Ever-present throughout the action is the figure of Lindy herself, played by Erin Williams as a resigned, benign and at times humorous version of Lindy; not the hard-edged woman so reviled by the public, but a warm, motherly and sympathetic one.

She is surrounded by a chorus of commentators, letter writers from the public, jury members, members of the judiciary, journalists and her extended family, offering a wildly varied cavalcade of characters for Lieder Society members to perform, as they do with gusto.
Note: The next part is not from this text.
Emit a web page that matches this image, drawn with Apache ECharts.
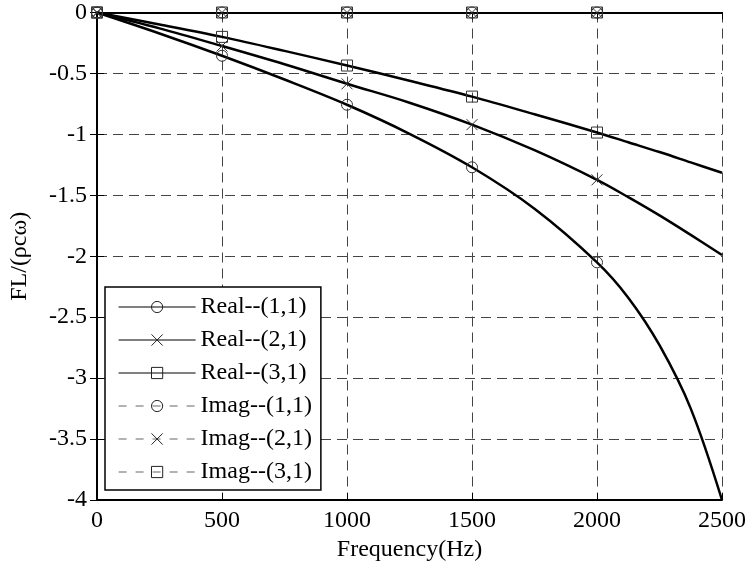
<!DOCTYPE html>
<html>
<head>
<meta charset="utf-8">
<script src="https://cdn.jsdelivr.net/npm/echarts@6/dist/echarts.min.js"></script>
<style>html,body{margin:0;padding:0;background:#fff}#c{width:749px;height:570px}</style>
</head>
<body>
<div id="c"></div>
<script>
const freq = [0, 250, 500, 750, 1000, 1250, 1500, 1750, 2000, 2125, 2250, 2375, 2500];
const markerFreqs = [0, 500, 1000, 1500, 2000];
const real11 = [0, -0.172, -0.355, -0.55, -0.757, -0.995, -1.27, -1.61, -2.05, -2.34, -2.73, -3.25, -4.0];
const real21 = [0, -0.13, -0.275, -0.425, -0.585, -0.74, -0.92, -1.13, -1.373, -1.515, -1.665, -1.825, -1.99];
const real31 = [0, -0.098, -0.2, -0.315, -0.435, -0.56, -0.69, -0.835, -0.985, -1.065, -1.145, -1.23, -1.315];
const imag11 = [0, 0, 0, 0, 0, 0, 0, 0, 0, 0, 0, 0, 0];
const imag21 = [0, 0, 0, 0, 0, 0, 0, 0, 0, 0, 0, 0, 0];
const imag31 = [0, 0, 0, 0, 0, 0, 0, 0, 0, 0, 0, 0, 0];
const xTicks = [0, 500, 1000, 1500, 2000, 2500];
const names = ['Real--(1,1)', 'Real--(2,1)', 'Real--(3,1)', 'Imag--(1,1)', 'Imag--(2,1)', 'Imag--(3,1)'];

const FONT = "'Liberation Serif','Times New Roman',serif";
const crossPath = 'path://M0,0L10,10M10,0L0,10';
const symbols = ['circle', crossPath, 'rect', 'circle', crossPath, 'rect'];
const values = [real11, real21, real31, imag11, imag21, imag31];

function mkData(vals, sym) {
  return freq.map((f, i) => ({
    value: [f, vals[i]],
    symbol: markerFreqs.includes(f) ? sym : 'none'
  }));
}

const series = names.map((n, k) => {
  const isReal = k < 3;
  return {
    name: n,
    type: 'line',
    smooth: 0.35,
    clip: false,
    symbol: symbols[k],
    symbolSize: 11,
    showAllSymbol: true,
    data: mkData(values[k], symbols[k]),
    lineStyle: isReal ? {color: '#000', width: 2.5, type: 'solid'} : {color: '#000', width: 1.2, type: [5, 4]},
    itemStyle: {color: 'none', borderColor: '#333', borderWidth: 1},
    z: isReal ? 3 : 4,
    emphasis: {disabled: true},
    animation: false
  };
});

const legendData = names.map((n, k) => ({
  name: n,
  lineStyle: k < 3 ? {color: '#000', width: 1, type: 'solid'} : {color: '#666', width: 1.2, type: [8, 9]},
  itemStyle: {color: 'none', borderColor: '#222', borderWidth: 1}
}));

const chart = echarts.init(document.getElementById('c'), null, {renderer: 'canvas'});
chart.setOption({
  animation: false,
  backgroundColor: '#fff',
  grid: {left: 93, right: 27, top: 12.5, bottom: 70, show: false},
  legend: {
    orient: 'vertical',
    left: 105, top: 287,
    data: legendData,
    itemWidth: 77, itemHeight: 14,
    itemGap: 9,
    padding: [8, 9, 6, 13],
    borderColor: '#000', borderWidth: 1.5,
    backgroundColor: '#fff',
    textStyle: {fontFamily: FONT, fontSize: 24, color: '#000'},
    selectedMode: false
  },
  xAxis: [{
    type: 'value', min: 0, max: 2500, interval: 500,
    name: 'Frequency(Hz)', nameLocation: 'middle', nameGap: 37,
    nameTextStyle: {fontFamily: FONT, fontSize: 24, color: '#000'},
    axisLine: {show: true, onZero: false, lineStyle: {color: '#000', width: 2}},
    axisTick: {show: true, inside: true, length: 7, lineStyle: {color: '#000', width: 1}},
    axisLabel: {fontFamily: FONT, fontSize: 24, color: '#000', margin: 9,
      formatter: v => xTicks.includes(v) ? String(v) : ''},
    splitLine: {show: true, lineStyle: {color: '#444', width: 1, type: [10, 6]}}
  }, {
    type: 'value', min: 0, max: 2500, interval: 500, position: 'top',
    axisLine: {show: true, lineStyle: {color: '#000', width: 2}},
    axisTick: {show: true, inside: true, length: 7, lineStyle: {color: '#000', width: 1}},
    axisLabel: {show: false}, splitLine: {show: false}
  }],
  yAxis: [{
    type: 'value', min: -4, max: 0, interval: 0.5,
    name: 'FL/(ρcω)', nameLocation: 'middle', nameGap: 65, nameRotate: 90,
    nameTextStyle: {fontFamily: FONT, fontSize: 24, color: '#000'},
    axisLine: {show: true, onZero: false, lineStyle: {color: '#000', width: 2}},
    axisTick: {show: true, inside: true, length: 7, lineStyle: {color: '#000', width: 1}},
    axisLabel: {fontFamily: FONT, fontSize: 24, color: '#000', margin: 10},
    splitLine: {show: true, lineStyle: {color: '#444', width: 1, type: [10, 6]}}
  }, {
    type: 'value', min: -4, max: 0, interval: 0.5, position: 'right',
    axisLine: {show: true, lineStyle: {color: '#000', width: 2}},
    axisTick: {show: true, inside: true, length: 7, lineStyle: {color: '#000', width: 1}},
    axisLabel: {show: false}, splitLine: {show: false}
  }],
  series: series
});
</script>
</body>
</html>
Top from left, Renee Beukers, Blake Selmes (forensic dentist Kenneth Brown), Pauline J Mullen and in foreground,  Erin Williams (Lindy) listening. Photo: Peter Oliver

In the opening of Act II, some audience interaction is introduced through song and comic game-playing to lighten the load, something evidently appreciated by the packed house.

But Letters to Lindy is hardly light-hearted. Although it follows the chronological path from events at Uluru in 1980 to the exoneration of the Chamberlains in 2012, with Michael hardly getting a look-in, even the best verbatim theatre can become unwieldy and, 10 years on, the script could have been tightened.

With the verbal interventions of the many small characters, it’s hard to say who is more unbearable, the vicious detractors or the supporters whose letters are often full of self-serving reflections that seem more about themselves than about Lindy.

Yet in one affecting moment, Lindy reveals that the most moving message she ever received was a simple three-word note, “My heart bleeds”, which meant more to her than the thousands of other messages.

This production certainly exonerates her and concludes on an almost overly warm note, with the recitation of a tender poem to baby Azaria and the questionable projection of Azaria’s living image.